ART BY SKYLAR Mailhes

ART BY SKYLAR Mailhes

Creativity, killed by educational standards

Our education system is fostering the wrong ideals, valuing standardization over uniqueness, and equating thinking outside the box with failure.

November 3, 2016

“And now we’re running national education systems where mistakes are the worst thing you can make. And the result is we’re educating people out of their creative capacity” -Ken Robinson

Though the argument can be made that the quality of and end results of public schools in America have improved over the last 50 years, not all aspects of public schools are catching up.

In today’s modern age, competition over jobs has reached a new cut-throat level, and public schools aren’t preparing students for the problems they will face in the real world. Furthermore, student creativity is being killed, definitely stifled by the constant standardized tests and unforgiving curriculum.
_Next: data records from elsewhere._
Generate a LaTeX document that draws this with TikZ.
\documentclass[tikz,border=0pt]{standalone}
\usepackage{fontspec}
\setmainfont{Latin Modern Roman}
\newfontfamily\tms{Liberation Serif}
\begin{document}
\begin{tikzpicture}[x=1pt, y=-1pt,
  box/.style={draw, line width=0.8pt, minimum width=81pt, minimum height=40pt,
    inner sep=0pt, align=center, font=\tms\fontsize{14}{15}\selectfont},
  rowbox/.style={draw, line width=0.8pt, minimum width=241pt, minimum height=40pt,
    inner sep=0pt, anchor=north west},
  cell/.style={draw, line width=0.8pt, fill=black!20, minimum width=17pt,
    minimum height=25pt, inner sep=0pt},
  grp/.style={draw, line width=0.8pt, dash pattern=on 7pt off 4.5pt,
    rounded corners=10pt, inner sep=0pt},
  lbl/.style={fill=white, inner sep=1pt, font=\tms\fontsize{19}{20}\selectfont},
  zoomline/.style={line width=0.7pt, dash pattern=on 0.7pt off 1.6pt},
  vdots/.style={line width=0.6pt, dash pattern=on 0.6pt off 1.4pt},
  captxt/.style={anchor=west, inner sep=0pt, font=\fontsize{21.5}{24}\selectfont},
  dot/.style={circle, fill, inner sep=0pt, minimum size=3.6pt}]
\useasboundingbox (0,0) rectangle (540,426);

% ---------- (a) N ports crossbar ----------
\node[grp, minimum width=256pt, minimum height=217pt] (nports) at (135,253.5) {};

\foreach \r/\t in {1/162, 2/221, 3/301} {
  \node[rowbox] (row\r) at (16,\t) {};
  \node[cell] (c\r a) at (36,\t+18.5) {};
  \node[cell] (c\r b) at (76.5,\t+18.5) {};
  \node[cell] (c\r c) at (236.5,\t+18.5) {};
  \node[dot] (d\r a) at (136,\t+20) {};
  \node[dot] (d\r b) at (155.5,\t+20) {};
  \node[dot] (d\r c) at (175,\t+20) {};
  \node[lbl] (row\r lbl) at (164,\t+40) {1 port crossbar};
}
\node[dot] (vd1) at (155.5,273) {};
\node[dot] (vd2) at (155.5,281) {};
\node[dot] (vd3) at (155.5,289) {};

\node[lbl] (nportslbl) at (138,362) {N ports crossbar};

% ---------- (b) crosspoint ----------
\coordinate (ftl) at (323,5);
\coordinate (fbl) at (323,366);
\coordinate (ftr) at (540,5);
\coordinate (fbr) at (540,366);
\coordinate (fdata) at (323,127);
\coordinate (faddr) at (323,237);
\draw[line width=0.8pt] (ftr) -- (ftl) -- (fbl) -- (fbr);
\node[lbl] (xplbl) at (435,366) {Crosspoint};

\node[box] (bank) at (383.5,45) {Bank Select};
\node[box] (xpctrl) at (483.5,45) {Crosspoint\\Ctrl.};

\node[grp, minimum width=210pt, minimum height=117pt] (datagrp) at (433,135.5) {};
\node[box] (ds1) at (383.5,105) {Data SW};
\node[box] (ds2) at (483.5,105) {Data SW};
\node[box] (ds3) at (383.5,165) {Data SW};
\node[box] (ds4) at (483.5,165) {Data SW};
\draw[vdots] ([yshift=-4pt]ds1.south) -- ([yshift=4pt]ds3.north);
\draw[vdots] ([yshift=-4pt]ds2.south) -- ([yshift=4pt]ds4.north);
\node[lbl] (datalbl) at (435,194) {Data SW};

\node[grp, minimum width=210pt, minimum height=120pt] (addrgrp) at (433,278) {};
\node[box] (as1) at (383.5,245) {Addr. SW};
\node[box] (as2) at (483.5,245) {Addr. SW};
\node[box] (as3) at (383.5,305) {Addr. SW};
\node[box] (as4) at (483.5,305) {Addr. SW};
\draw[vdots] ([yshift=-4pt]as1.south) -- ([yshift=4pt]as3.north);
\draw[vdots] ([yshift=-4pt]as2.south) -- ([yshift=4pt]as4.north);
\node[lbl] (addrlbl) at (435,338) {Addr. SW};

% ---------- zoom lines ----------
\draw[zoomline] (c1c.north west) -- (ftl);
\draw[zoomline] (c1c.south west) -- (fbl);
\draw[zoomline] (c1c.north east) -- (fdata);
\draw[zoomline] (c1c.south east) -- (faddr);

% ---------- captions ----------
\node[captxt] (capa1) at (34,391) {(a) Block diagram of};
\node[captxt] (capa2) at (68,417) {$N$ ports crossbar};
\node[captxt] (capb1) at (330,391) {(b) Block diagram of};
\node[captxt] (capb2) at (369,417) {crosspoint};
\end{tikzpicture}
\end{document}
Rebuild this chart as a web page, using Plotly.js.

Ken Robinson is a critically acclaimed International Education Advisor, recognized for his special achievements in education and awarded with a Bammy Award in 2014.

Robinson supports the argument that schools are, in fact, the new version of creativity killers in his recent Ted Talk, which reached an astounding 41 million views and now holds the title of the most viewed Ted Talk ever.

Robinson and his many viewers share the idea that children are born with such a capacity for creativity and originality, and the strictness and standardization of public education teaches them out of it.

According to Robinson’s source from the College of William and Mary, Kyung Hee Kim, children have become less emotionally expressive, less energetic, less talkative, less humorous and imaginative, less unconventional and passionate, and less likely to see things from a different view, mainly due to all of the latest data-driven hype.

However, there are those that do not agree that multiple standardized tests and standard curriculum based assessments are truly killing student creativity.

The number of high school and college graduates is at an all-time high. The results collected by the National Assessment of Educations Progress test (NAEP), first administered in 1971, show that the NAEP scores, along with the nation’s opinion of our public schools, have vastly improved.

According to the National Center for Education Statistics, in 2015, 33.5 percent of Americans ages 25 to 29 had at least a bachelor’s degree, compared to a meager 21.9 percent in 1975. By these statistics, public schools in America are doing their job, and better than ever.

Yet, the percentage of Americans with bachelor’s degrees and an increase in NAEP test scores doesn’t truly measure the quality of our schools. Our education system is fostering the wrong ideals, valuing standardization over uniqueness, and equating thinking outside the box with failure.

According to businessindsider.com, Robinson states that when the education system around the world was invented in the 19th century, the curriculum and teaching style was centered on the needs of that time: Industrialism. Now in the 21st century, not changing the system to fit the times causes an ineffective result in adequately preparing students for the real world. Industry jobs no longer are the predominant career path for American’s. Most jobs now require creative thinking and problem solving; two skills that public schools don’t think are valuable enough to fit in the busy curriculum.

It’s no longer the 19th century. We are more than capable of improving our education system to be as rewarding and useful as possible to the students which rely on it. Focusing on actual learning opposed to grades, and rewarding new original thinking instead of punishing it are changes that should and can still happen.

Leaders in education need to recognize that there are better ways to teach the material to students, other than with the constant bombardment of standardized tests. Educators need to see that there is more relevant and important information that can be taught.

Education is what helps students to learn and grow, and when that ceases to be true, then there simply needs to be a change.